-- start RECORDED DATA --
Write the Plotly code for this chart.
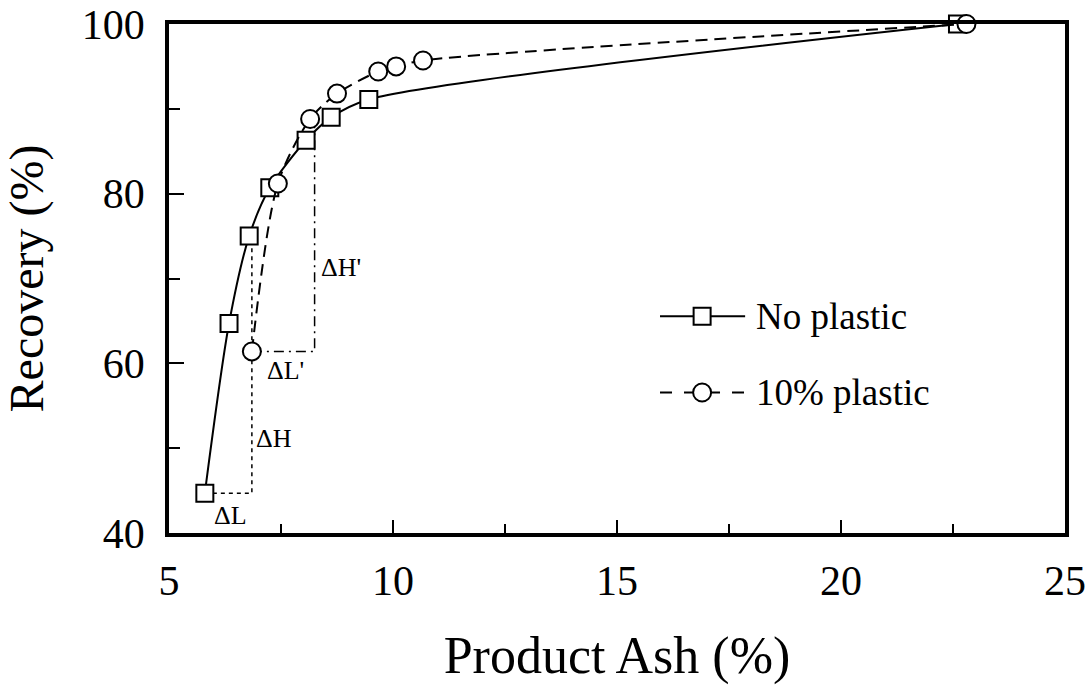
import plotly.graph_objects as go

# ---- data ----
ash_no_plastic = [5.80, 6.34, 6.79, 7.25, 8.06, 8.62, 9.46, 22.6]
rec_no_plastic = [44.7, 64.7, 75.0, 80.7, 86.3, 89.0, 91.1, 100.0]

ash_plastic = [6.85, 7.43, 8.15, 8.75, 9.67, 10.07, 10.67, 22.8]
rec_plastic = [61.4, 81.2, 88.8, 91.8, 94.4, 95.0, 95.7, 100.0]

# guide lines (ΔL, ΔH, ΔL', ΔH')
guide_dh_x = [5.80, 6.85, 6.85]
guide_dh_y = [44.7, 44.7, 75.0]
guide_dhp_x = [6.85, 8.25, 8.25]
guide_dhp_y = [61.4, 61.4, 88.8]

labels = ["ΔL", "ΔH", "ΔL'", "ΔH'"]
label_x = [5.97, 6.9, 7.15, 8.35]
label_y = [42.1, 51.1, 59.1, 71.3]

x_ticks = [5, 10, 15, 20, 25]
y_ticks = [40, 60, 80, 100]

FONT = "Liberation Serif"

fig = go.Figure()

fig.add_trace(go.Scatter(
    x=guide_dh_x, y=guide_dh_y, mode="lines",
    line=dict(color="black", width=1.5, dash="4px,4px"),
    showlegend=False, hoverinfo="skip"))
fig.add_trace(go.Scatter(
    x=guide_dhp_x, y=guide_dhp_y, mode="lines",
    line=dict(color="black", width=1.5, dash="10px,5px,2px,5px"),
    showlegend=False, hoverinfo="skip"))

fig.add_trace(go.Scatter(
    x=ash_no_plastic, y=rec_no_plastic, mode="lines+markers", name="No plastic",
    line=dict(color="black", width=2, shape="spline", smoothing=0.8),
    marker=dict(symbol="square", size=17, color="white",
                line=dict(color="black", width=2)),
    cliponaxis=False, showlegend=False))
fig.add_trace(go.Scatter(
    x=ash_plastic, y=rec_plastic, mode="lines+markers", name="10% plastic",
    line=dict(color="black", width=2, dash="12px,7px", shape="spline", smoothing=0.8),
    marker=dict(symbol="circle", size=18, color="white",
                line=dict(color="black", width=2)),
    cliponaxis=False, showlegend=False))

for t, lx, ly in zip(labels, label_x, label_y):
    fig.add_annotation(x=lx, y=ly, text=t, showarrow=False, xanchor="left",
                       yanchor="middle", font=dict(family=FONT, size=26, color="black"))

# custom legend (paper coordinates)
LEG_Y1 = 0.426
LEG_Y2 = 0.276
shapes = []
shapes.append(dict(type="line", xref="paper", yref="paper", x0=0.548, x1=0.643,
                   y0=LEG_Y1, y1=LEG_Y1, line=dict(color="black", width=2)))
shapes.append(dict(type="rect", xref="paper", yref="paper", xsizemode="pixel",
                   ysizemode="pixel", xanchor=0.595, yanchor=LEG_Y1,
                   x0=-8.5, x1=8.5, y0=-8.5, y1=8.5,
                   fillcolor="white", line=dict(color="black", width=2)))
shapes.append(dict(type="line", xref="paper", yref="paper", x0=0.548, x1=0.643,
                   y0=LEG_Y2, y1=LEG_Y2, line=dict(color="black", width=2, dash="12px,12px")))
shapes.append(dict(type="circle", xref="paper", yref="paper", xsizemode="pixel",
                   ysizemode="pixel", xanchor=0.595, yanchor=LEG_Y2,
                   x0=-9, x1=9, y0=-9, y1=9,
                   fillcolor="white", line=dict(color="black", width=2)))
fig.update_layout(shapes=shapes)
fig.add_annotation(xref="paper", yref="paper", x=0.653, y=LEG_Y1, text="No plastic",
                   showarrow=False, xanchor="left", yanchor="middle",
                   font=dict(family=FONT, size=37, color="black"))
fig.add_annotation(xref="paper", yref="paper", x=0.653, y=LEG_Y2, text="10% plastic",
                   showarrow=False, xanchor="left", yanchor="middle",
                   font=dict(family=FONT, size=37, color="black"))

fig.update_layout(
    width=1089, height=687,
    margin=dict(l=169, r=24, t=24, b=154, autoexpand=False),
    paper_bgcolor="white", plot_bgcolor="white",
    font=dict(family=FONT, color="black", size=42),
    xaxis=dict(range=[5, 25], tickvals=x_ticks, ticks="inside", ticklen=13, tickwidth=1.5,
               tickcolor="black", showline=True, linewidth=3.5, linecolor="black",
               mirror=True, showgrid=False, zeroline=False, automargin=False,
               ticklabeloverflow="allow", ticklabelstandoff=8,
               minor=dict(dtick=2.5, ticks="inside", ticklen=9, tickwidth=1.5, tickcolor="black"),
               title=dict(text="Product Ash (%)", font=dict(size=52), standoff=34),
               tickfont=dict(size=42)),
    yaxis=dict(range=[40, 100], tickvals=y_ticks, ticks="inside", ticklen=15, tickwidth=1.5,
               tickcolor="black", showline=True, linewidth=3.5, linecolor="black",
               mirror=True, showgrid=False, zeroline=False, automargin=False,
               ticklabeloverflow="allow", ticklabelstandoff=12,
               minor=dict(dtick=10, ticks="inside", ticklen=11, tickwidth=1.5, tickcolor="black"),
               title=dict(text="Recovery (%)", font=dict(size=48), standoff=44),
               tickfont=dict(size=42)),
)

fig.write_html("out.html", config={"displayModeBar": False},
               post_script="document.body.style.margin='0';")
-- end RECORDED DATA --
• **GIVEN TASK**: Restate the data above word for word. Skip every picture.

• **EXERCISE SOLUTION**:
Write the Plotly code for this chart.
import plotly.graph_objects as go

# ---- data ----
ash_no_plastic = [5.80, 6.34, 6.79, 7.25, 8.06, 8.62, 9.46, 22.6]
rec_no_plastic = [44.7, 64.7, 75.0, 80.7, 86.3, 89.0, 91.1, 100.0]

ash_plastic = [6.85, 7.43, 8.15, 8.75, 9.67, 10.07, 10.67, 22.8]
rec_plastic = [61.4, 81.2, 88.8, 91.8, 94.4, 95.0, 95.7, 100.0]

# guide lines (ΔL, ΔH, ΔL', ΔH')
guide_dh_x = [5.80, 6.85, 6.85]
guide_dh_y = [44.7, 44.7, 75.0]
guide_dhp_x = [6.85, 8.25, 8.25]
guide_dhp_y = [61.4, 61.4, 88.8]

labels = ["ΔL", "ΔH", "ΔL'", "ΔH'"]
label_x = [5.97, 6.9, 7.15, 8.35]
label_y = [42.1, 51.1, 59.1, 71.3]

x_ticks = [5, 10, 15, 20, 25]
y_ticks = [40, 60, 80, 100]

FONT = "Liberation Serif"

fig = go.Figure()

fig.add_trace(go.Scatter(
    x=guide_dh_x, y=guide_dh_y, mode="lines",
    line=dict(color="black", width=1.5, dash="4px,4px"),
    showlegend=False, hoverinfo="skip"))
fig.add_trace(go.Scatter(
    x=guide_dhp_x, y=guide_dhp_y, mode="lines",
    line=dict(color="black", width=1.5, dash="10px,5px,2px,5px"),
    showlegend=False, hoverinfo="skip"))

fig.add_trace(go.Scatter(
    x=ash_no_plastic, y=rec_no_plastic, mode="lines+markers", name="No plastic",
    line=dict(color="black", width=2, shape="spline", smoothing=0.8),
    marker=dict(symbol="square", size=17, color="white",
                line=dict(color="black", width=2)),
    cliponaxis=False, showlegend=False))
fig.add_trace(go.Scatter(
    x=ash_plastic, y=rec_plastic, mode="lines+markers", name="10% plastic",
    line=dict(color="black", width=2, dash="12px,7px", shape="spline", smoothing=0.8),
    marker=dict(symbol="circle", size=18, color="white",
                line=dict(color="black", width=2)),
    cliponaxis=False, showlegend=False))

for t, lx, ly in zip(labels, label_x, label_y):
    fig.add_annotation(x=lx, y=ly, text=t, showarrow=False, xanchor="left",
                       yanchor="middle", font=dict(family=FONT, size=26, color="black"))

# custom legend (paper coordinates)
LEG_Y1 = 0.426
LEG_Y2 = 0.276
shapes = []
shapes.append(dict(type="line", xref="paper", yref="paper", x0=0.548, x1=0.643,
                   y0=LEG_Y1, y1=LEG_Y1, line=dict(color="black", width=2)))
shapes.append(dict(type="rect", xref="paper", yref="paper", xsizemode="pixel",
                   ysizemode="pixel", xanchor=0.595, yanchor=LEG_Y1,
                   x0=-8.5, x1=8.5, y0=-8.5, y1=8.5,
                   fillcolor="white", line=dict(color="black", width=2)))
shapes.append(dict(type="line", xref="paper", yref="paper", x0=0.548, x1=0.643,
                   y0=LEG_Y2, y1=LEG_Y2, line=dict(color="black", width=2, dash="12px,12px")))
shapes.append(dict(type="circle", xref="paper", yref="paper", xsizemode="pixel",
                   ysizemode="pixel", xanchor=0.595, yanchor=LEG_Y2,
                   x0=-9, x1=9, y0=-9, y1=9,
                   fillcolor="white", line=dict(color="black", width=2)))
fig.update_layout(shapes=shapes)
fig.add_annotation(xref="paper", yref="paper", x=0.653, y=LEG_Y1, text="No plastic",
                   showarrow=False, xanchor="left", yanchor="middle",
                   font=dict(family=FONT, size=37, color="black"))
fig.add_annotation(xref="paper", yref="paper", x=0.653, y=LEG_Y2, text="10% plastic",
                   showarrow=False, xanchor="left", yanchor="middle",
                   font=dict(family=FONT, size=37, color="black"))

fig.update_layout(
    width=1089, height=687,
    margin=dict(l=169, r=24, t=24, b=154, autoexpand=False),
    paper_bgcolor="white", plot_bgcolor="white",
    font=dict(family=FONT, color="black", size=42),
    xaxis=dict(range=[5, 25], tickvals=x_ticks, ticks="inside", ticklen=13, tickwidth=1.5,
               tickcolor="black", showline=True, linewidth=3.5, linecolor="black",
               mirror=True, showgrid=False, zeroline=False, automargin=False,
               ticklabeloverflow="allow", ticklabelstandoff=8,
               minor=dict(dtick=2.5, ticks="inside", ticklen=9, tickwidth=1.5, tickcolor="black"),
               title=dict(text="Product Ash (%)", font=dict(size=52), standoff=34),
               tickfont=dict(size=42)),
    yaxis=dict(range=[40, 100], tickvals=y_ticks, ticks="inside", ticklen=15, tickwidth=1.5,
               tickcolor="black", showline=True, linewidth=3.5, linecolor="black",
               mirror=True, showgrid=False, zeroline=False, automargin=False,
               ticklabeloverflow="allow", ticklabelstandoff=12,
               minor=dict(dtick=10, ticks="inside", ticklen=11, tickwidth=1.5, tickcolor="black"),
               title=dict(text="Recovery (%)", font=dict(size=48), standoff=44),
               tickfont=dict(size=42)),
)

fig.write_html("out.html", config={"displayModeBar": False},
               post_script="document.body.style.margin='0';")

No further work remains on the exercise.